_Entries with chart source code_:
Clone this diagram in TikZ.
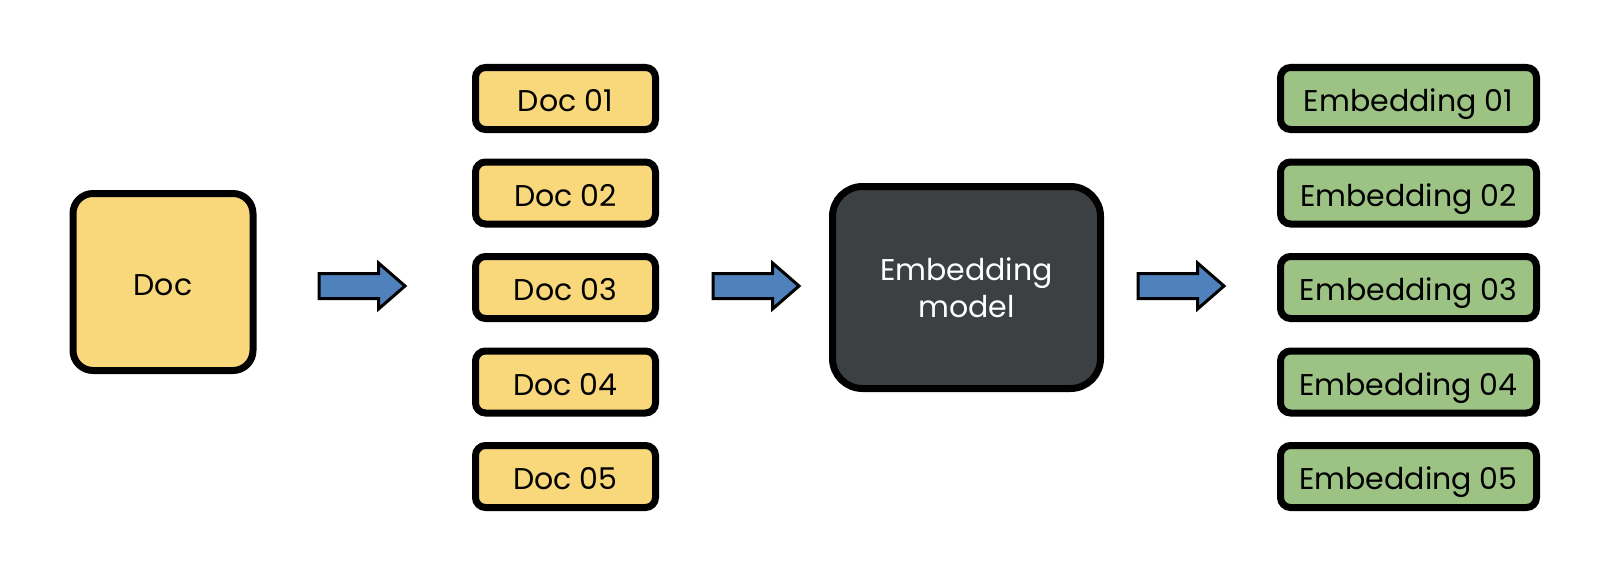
\documentclass[tikz,border=0pt]{standalone}
\usepackage{fontspec}
\setmainfont{Poppins}
\usepackage{xcolor}
\usetikzlibrary{shapes.arrows}

\definecolor{docyellow}{HTML}{F9D87B}
\definecolor{embgreen}{HTML}{9DC384}
\definecolor{arrowblue}{HTML}{4F81BD}
\definecolor{modelgrey}{HTML}{3C4043}

\begin{document}
\begin{tikzpicture}[
    x=1pt, y=-1pt,
    bigdoc/.style={rectangle, draw, fill=docyellow, line width=7pt, rounded corners=20pt, minimum width=180pt, minimum height=177pt, inner sep=0pt, text height=26pt, text depth=0pt, font=\fontsize{30}{37}\selectfont},
    docbox/.style={rectangle, draw, fill=docyellow, line width=7pt, rounded corners=10pt, minimum width=180pt, minimum height=62pt, inner sep=0pt, text height=26pt, text depth=0pt, font=\fontsize{30}{37}\selectfont},
    embbox/.style={docbox, fill=embgreen, minimum width=256pt},
    model/.style={rectangle, draw, fill=modelgrey, text=white, line width=7pt, rounded corners=30pt, minimum width=268pt, minimum height=202pt, inner sep=0pt, align=center, font=\fontsize{30}{37}\selectfont},
    fatarrow/.style={single arrow, draw, fill=arrowblue, line width=3pt, minimum height=86pt, minimum width=43pt, single arrow head extend=10.5pt, single arrow tip angle=82, inner xsep=0pt, inner ysep=11pt, anchor=tail}
]
    \useasboundingbox (0,0) rectangle (1608,578);

    % Input document
    \node[bigdoc] (doc) at (163,282) {Doc};

    % Chunks
    \node[docbox] (d1) at (565.5,98.5) {Doc 01};
    \node[docbox] (d2) at (565.5,193) {Doc 02};
    \node[docbox] (d3) at (565.5,287.5) {Doc 03};
    \node[docbox] (d4) at (565.5,382) {Doc 04};
    \node[docbox] (d5) at (565.5,476.5) {Doc 05};

    % Model
    \node[model] (emb) at (966.5,287.5) {Embedding\\model};

    % Embeddings
    \node[embbox] (e1) at (1408.5,98.5) {Embedding 01};
    \node[embbox] (e2) at (1408.5,193) {Embedding 02};
    \node[embbox] (e3) at (1408.5,287.5) {Embedding 03};
    \node[embbox] (e4) at (1408.5,382) {Embedding 04};
    \node[embbox] (e5) at (1408.5,476.5) {Embedding 05};

    % Arrows
    \node[fatarrow] (a1) at (317.5,286) {};
    \node[fatarrow] (a2) at (711.5,286) {};
    \node[fatarrow] (a3) at (1136.5,286) {};
\end{tikzpicture}
\end{document}
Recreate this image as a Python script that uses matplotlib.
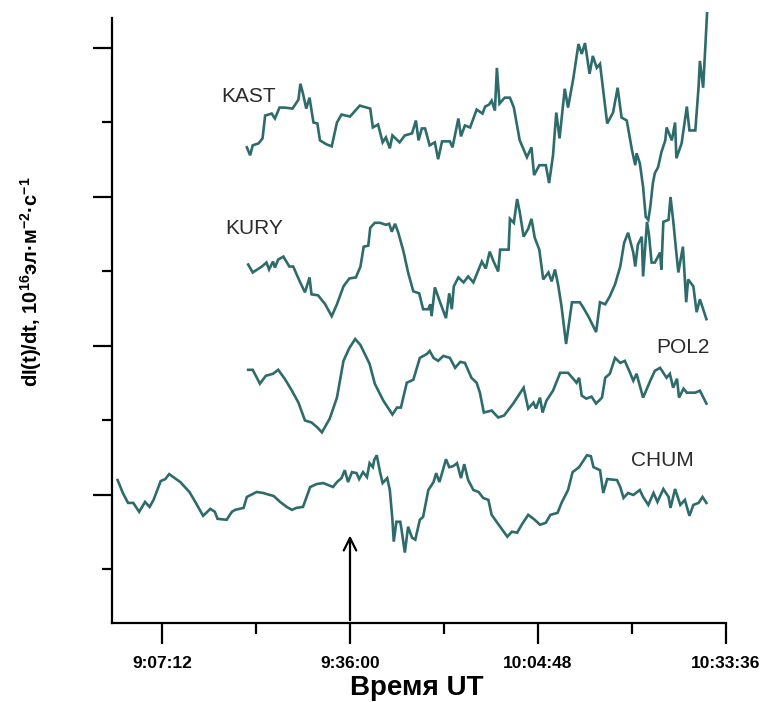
import matplotlib
matplotlib.use('Agg')
import matplotlib.pyplot as plt

plt.rcParams['font.family'] = ['Liberation Sans', 'DejaVu Sans']
plt.rcParams['mathtext.fontset'] = 'custom'
plt.rcParams['mathtext.rm'] = 'Liberation Sans:bold'
plt.rcParams['mathtext.it'] = 'Liberation Sans:bold'
plt.rcParams['mathtext.bf'] = 'Liberation Sans:bold'

# time in minutes after 9:00:00 UT, dI/dt in relative units
chum_t = [0.4, 1.2, 2.0, 2.8, 3.7, 4.6, 5.3, 5.9, 7.0, 7.7, 8.3, 10.0, 11.4, 12.3, 13.5, 14.6,
          15.3, 15.7, 17.1, 17.9, 18.4, 19.7, 20.2, 21.7, 22.7, 23.2, 24.3, 25.3, 26.3, 27.1,
          27.8, 28.8, 29.9, 30.9, 31.9, 33.4, 34.0, 34.7, 35.2, 35.7, 36.3, 37.0, 37.4, 38.0,
          38.6, 39.0, 39.5, 39.7, 40.1, 40.6, 41.0, 41.7, 42.1, 42.5, 42.7, 43.1, 43.7, 43.9,
          44.4, 44.9, 45.5, 46.0, 46.7, 47.2, 48.0, 48.8, 49.2, 49.7, 50.1, 50.7, 51.2, 51.8,
          52.4, 53.0, 53.5, 54.1, 54.9, 55.7, 56.4, 57.2, 57.7, 59.0, 60.1, 60.8, 61.6, 62.3,
          63.3, 64.3, 65.1, 66.0, 66.7, 67.8, 68.4, 69.4, 70.1, 71.1, 72.3, 72.9, 73.3, 74.3,
          74.8, 75.4, 76.9, 77.4, 77.9, 78.6, 79.4, 80.4, 80.9, 81.7, 82.5, 83.1, 84.0, 84.8,
          85.1, 85.8, 86.6, 87.3, 88.0, 88.6, 89.4, 90.0, 90.6]
chum_v = [0.15, 0.02, -0.08, -0.08, -0.17, -0.07, -0.12, -0.05, 0.14, 0.16, 0.21, 0.13, 0.03,
          -0.07, -0.21, -0.14, -0.17, -0.24, -0.25, -0.17, -0.15, -0.13, -0.02, 0.03, 0.02, 0.01,
          -0.01, -0.07, -0.12, -0.15, -0.13, -0.12, 0.08, 0.11, 0.12, 0.08, 0.13, 0.17, 0.25,
          0.13, 0.23, 0.22, 0.16, 0.23, 0.18, 0.32, 0.28, 0.35, 0.40, 0.23, 0.12, 0.17, 0.05,
          -0.25, -0.47, -0.27, -0.27, -0.35, -0.58, -0.32, -0.43, -0.45, -0.25, -0.22, 0.05,
          0.13, 0.22, 0.13, 0.22, 0.36, 0.28, 0.29, 0.32, 0.17, 0.31, 0.15, 0.05, 0.03, -0.03,
          -0.05, -0.20, -0.32, -0.42, -0.37, -0.38, -0.30, -0.20, -0.25, -0.30, -0.28, -0.20,
          -0.18, -0.08, 0.05, 0.23, 0.28, 0.40, 0.39, 0.28, 0.25, 0.02, 0.16, 0.15, 0.08, -0.03,
          0.02, 0.00, 0.05, -0.02, -0.10, 0.02, -0.07, 0.06, -0.02, -0.13, 0.06, -0.10, -0.05,
          -0.21, -0.10, -0.08, -0.02, -0.08]

pol2_t = [20.4, 21.1, 22.2, 23.1, 24.2, 25.0, 26.0, 27.1, 28.1, 29.1, 30.1, 31.0, 31.7, 32.9,
          34.0, 35.0, 35.9, 36.8, 37.6, 39.0, 39.8, 41.1, 42.5, 43.2, 43.8, 44.7, 45.7, 46.7,
          47.8, 48.2, 48.8, 49.5, 50.3, 51.3, 52.1, 52.9, 53.6, 54.6, 55.4, 55.9, 56.5, 57.7,
          58.7, 59.6, 61.0, 62.6, 63.3, 64.1, 64.5, 65.1, 65.5, 66.1, 67.1, 68.2, 69.4, 70.2,
          70.7, 71.1, 71.5, 72.2, 73.0, 73.7, 74.6, 75.1, 75.8, 76.6, 77.4, 78.1, 78.9, 79.4,
          79.9, 80.9, 82.0, 82.7, 83.5, 84.5, 85.0, 85.5, 86.1, 86.4, 87.1, 87.6, 88.9, 89.6,
          90.6]
pol2_v = [0.06, 0.06, -0.08, 0.00, 0.02, 0.06, -0.03, -0.15, -0.27, -0.45, -0.47, -0.52, -0.57,
          -0.43, -0.22, 0.15, 0.28, 0.37, 0.31, 0.12, -0.08, -0.25, -0.39, -0.32, -0.32, -0.07,
          -0.04, 0.18, 0.22, 0.25, 0.18, 0.15, 0.20, 0.18, 0.08, 0.14, 0.13, -0.02, -0.07, -0.17,
          -0.37, -0.35, -0.42, -0.40, -0.28, -0.12, -0.33, -0.27, -0.33, -0.22, -0.37, -0.25,
          -0.15, 0.03, 0.03, -0.03, -0.07, -0.02, -0.20, -0.23, -0.21, -0.28, -0.22, -0.02, 0.02,
          0.18, 0.13, 0.15, 0.03, -0.05, 0.02, -0.22, -0.05, 0.05, 0.08, -0.02, 0.02, -0.12,
          -0.03, -0.22, -0.13, -0.17, -0.17, -0.15, -0.28]

kury_t = [20.4, 21.1, 22.5, 23.2, 23.6, 24.2, 24.5, 25.0, 25.8, 26.7, 27.3, 28.3, 29.1, 29.8,
          30.1, 31.1, 32.2, 33.2, 34.0, 35.0, 35.9, 36.9, 37.6, 38.1, 38.8, 39.1, 39.8, 40.6,
          41.5, 42.0, 42.4, 42.9, 43.4, 44.2, 44.9, 45.7, 46.6, 47.2, 48.0, 48.3, 48.5, 49.0,
          49.8, 50.7, 51.2, 51.6, 51.9, 52.6, 53.4, 54.1, 54.9, 56.2, 56.8, 57.4, 58.0, 58.7,
          59.0, 60.3, 60.5, 61.1, 61.6, 62.0, 62.6, 63.3, 63.8, 64.3, 65.0, 65.6, 66.4, 66.9,
          67.4, 67.9, 68.4, 69.1, 69.7, 70.0, 71.2, 71.7, 72.5, 73.7, 74.3, 75.1, 75.8, 76.6,
          77.4, 78.0, 78.6, 79.4, 79.7, 80.1, 80.7, 80.9, 81.5, 81.8, 82.2, 82.7, 83.5, 83.7,
          84.0, 84.8, 85.1, 85.5, 85.9, 86.3, 87.0, 87.5, 87.8, 88.6, 89.1, 89.6, 90.6]
kury_v = [-0.10, -0.18, -0.12, -0.08, -0.15, -0.07, -0.13, -0.05, -0.02, -0.12, -0.12, -0.27,
          -0.38, -0.23, -0.40, -0.41, -0.50, -0.62, -0.50, -0.32, -0.24, -0.23, -0.12, 0.08,
          0.09, 0.27, 0.32, 0.32, 0.30, 0.31, 0.23, 0.31, 0.22, 0.03, -0.18, -0.37, -0.39,
          -0.55, -0.55, -0.50, -0.62, -0.33, -0.48, -0.64, -0.39, -0.55, -0.32, -0.23, -0.28,
          -0.22, -0.28, -0.07, -0.14, 0.03, -0.07, -0.17, 0.05, 0.05, 0.36, 0.32, 0.56, 0.43,
          0.18, 0.26, 0.36, 0.17, 0.05, -0.25, -0.18, -0.27, -0.15, -0.31, -0.52, -0.90, -0.62,
          -0.48, -0.48, -0.53, -0.62, -0.78, -0.48, -0.50, -0.42, -0.30, -0.12, 0.12, 0.22, 0.02,
          -0.12, 0.10, 0.18, -0.22, 0.33, 0.20, -0.08, -0.08, 0.02, -0.15, 0.33, 0.35, 0.58,
          0.35, 0.08, -0.18, 0.08, -0.48, -0.25, -0.32, -0.58, -0.45, -0.65]

kast_t = [20.2, 20.7, 21.1, 22.0, 22.6, 23.0, 24.0, 24.5, 25.2, 26.0, 27.2, 28.1, 28.4, 28.8,
          29.3, 29.8, 30.4, 31.0, 31.4, 32.4, 33.2, 34.0, 34.7, 36.0, 37.5, 39.1, 39.5, 40.3,
          41.0, 41.5, 42.1, 42.5, 43.6, 44.4, 45.5, 46.1, 46.5, 47.0, 47.5, 48.2, 49.0, 49.5,
          50.1, 51.3, 51.7, 52.6, 53.0, 53.6, 54.4, 55.4, 56.3, 56.7, 57.3, 57.7, 58.2, 58.5,
          58.9, 59.7, 60.5, 61.1, 62.0, 63.1, 63.8, 64.2, 65.0, 66.0, 66.5, 67.1, 67.6, 68.1,
          68.9, 69.4, 70.2, 71.0, 71.5, 72.0, 72.7, 73.2, 73.8, 74.3, 75.4, 76.3, 77.0, 77.6,
          78.4, 79.2, 79.7, 79.9, 80.4, 80.9, 81.3, 81.7, 82.0, 82.4, 82.7, 83.2, 83.7, 84.3,
          84.5, 85.3, 85.8, 86.0, 86.8, 87.6, 88.0, 88.9, 89.4, 89.6, 90.1, 90.5, 90.7]
kast_v = [-0.12, -0.20, -0.10, -0.08, -0.03, 0.20, 0.22, 0.17, 0.28, 0.28, 0.27, 0.36, 0.52,
          0.42, 0.27, 0.38, 0.13, 0.12, -0.05, -0.09, -0.11, 0.13, 0.21, 0.19, 0.30, 0.27, 0.08,
          0.11, -0.07, -0.02, -0.13, 0.00, -0.07, 0.00, 0.02, 0.15, -0.05, 0.07, 0.07, -0.10,
          -0.07, -0.24, -0.06, -0.06, -0.12, 0.17, -0.01, 0.10, 0.08, 0.26, 0.22, 0.29, 0.31,
          0.35, 0.25, 0.68, 0.32, 0.38, 0.38, 0.28, -0.05, -0.22, -0.12, -0.40, -0.30, -0.30,
          -0.48, -0.20, 0.23, -0.03, 0.47, 0.28, 0.57, 0.92, 0.82, 0.93, 0.62, 0.80, 0.68, 0.72,
          0.12, 0.23, 0.48, 0.18, 0.15, -0.15, -0.30, -0.18, -0.28, -0.52, -0.82, -0.85, -0.72,
          -0.48, -0.38, -0.32, -0.17, -0.05, 0.08, -0.05, 0.13, -0.23, -0.08, 0.29, 0.05, 0.05,
          0.49, 0.75, 0.48, 0.98, 1.23]

stations = ['CHUM', 'POL2', 'KURY', 'KAST']
offsets = [0.0, 1.2, 2.42, 3.62]
series = [(chum_t, chum_v), (pol2_t, pol2_v), (kury_t, kury_v), (kast_t, kast_v)]
# where each station name is written (minutes, relative units)
name_pos = [(83.8, 0.35), (87.0, 1.48), (21.3, 2.68), (20.5, 4.01)]

tick_times = [7.2, 36.0, 64.8, 93.6]
tick_labels = ['9:07:12', '9:36:00', '10:04:48', '10:33:36']
minor_times = [21.6, 50.4, 79.2]
event_time = 36.0

line_color = '#2e6b6b'

fig = plt.figure(figsize=(7.62, 7.02), dpi=100)
ax = fig.add_axes([112 / 762, 1 - 623 / 702, 614 / 762, 605 / 702])

for name, off, (t, v), (nx, ny) in zip(stations, offsets, series, name_pos):
    ax.plot(t, [off + d for d in v], color=line_color, lw=1.9, clip_on=False,
            solid_joinstyle='miter')
    ax.text(nx, ny, name, fontsize=15, color='#2a2a2a', ha='center', va='center')

ax.set_xlim(-0.46, 93.6)
ax.set_ylim(-1.289, 4.802)

# event marker
ax.annotate('', xy=(event_time, -0.38), xytext=(event_time, -1.289),
            arrowprops=dict(arrowstyle='->,head_length=0.9,head_width=0.45',
                            color='black', lw=1.6))

ax.spines['top'].set_visible(False)
ax.spines['right'].set_visible(False)
for s in ['left', 'bottom']:
    ax.spines[s].set_linewidth(1.6)

ax.set_xticks(tick_times)
ax.set_xticklabels(tick_labels, fontsize=12.5, fontweight='bold')
ax.set_xticks(minor_times, minor=True)
ax.set_yticks([0, 1.5, 3.0, 4.5])
ax.set_yticks([-0.75, 0.75, 2.25, 3.75], minor=True)
ax.set_yticklabels([])
ax.tick_params(axis='x', which='major', length=15, width=1.6, pad=9)
ax.tick_params(axis='x', which='minor', length=8, width=1.6)
ax.tick_params(axis='y', which='major', length=14, width=1.6)
ax.tick_params(axis='y', which='minor', length=7, width=1.6)

fig.text(417 / 762, 1 - 688 / 702, 'Время UT', fontsize=20, fontweight='bold',
         ha='center', va='center')
fig.text(31 / 762, 1 - 282 / 702,
         r'dI(t)/dt, 10$^{16}$эл·м$^{-2}$·с$^{-1}$',
         fontsize=14.5, fontweight='bold', rotation=90, ha='center', va='center')

fig.savefig('out.png', dpi=100)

_GIVEN INSTRUCTION_:
Please quote only the span of lines whose first line contains "Recreate this image" and whose last line contains "import matplotlib.pyplot as plt", leaving every picture out.

_ANSWER BELOW_:
Recreate this image as a Python script that uses matplotlib.
import matplotlib
matplotlib.use('Agg')
import matplotlib.pyplot as plt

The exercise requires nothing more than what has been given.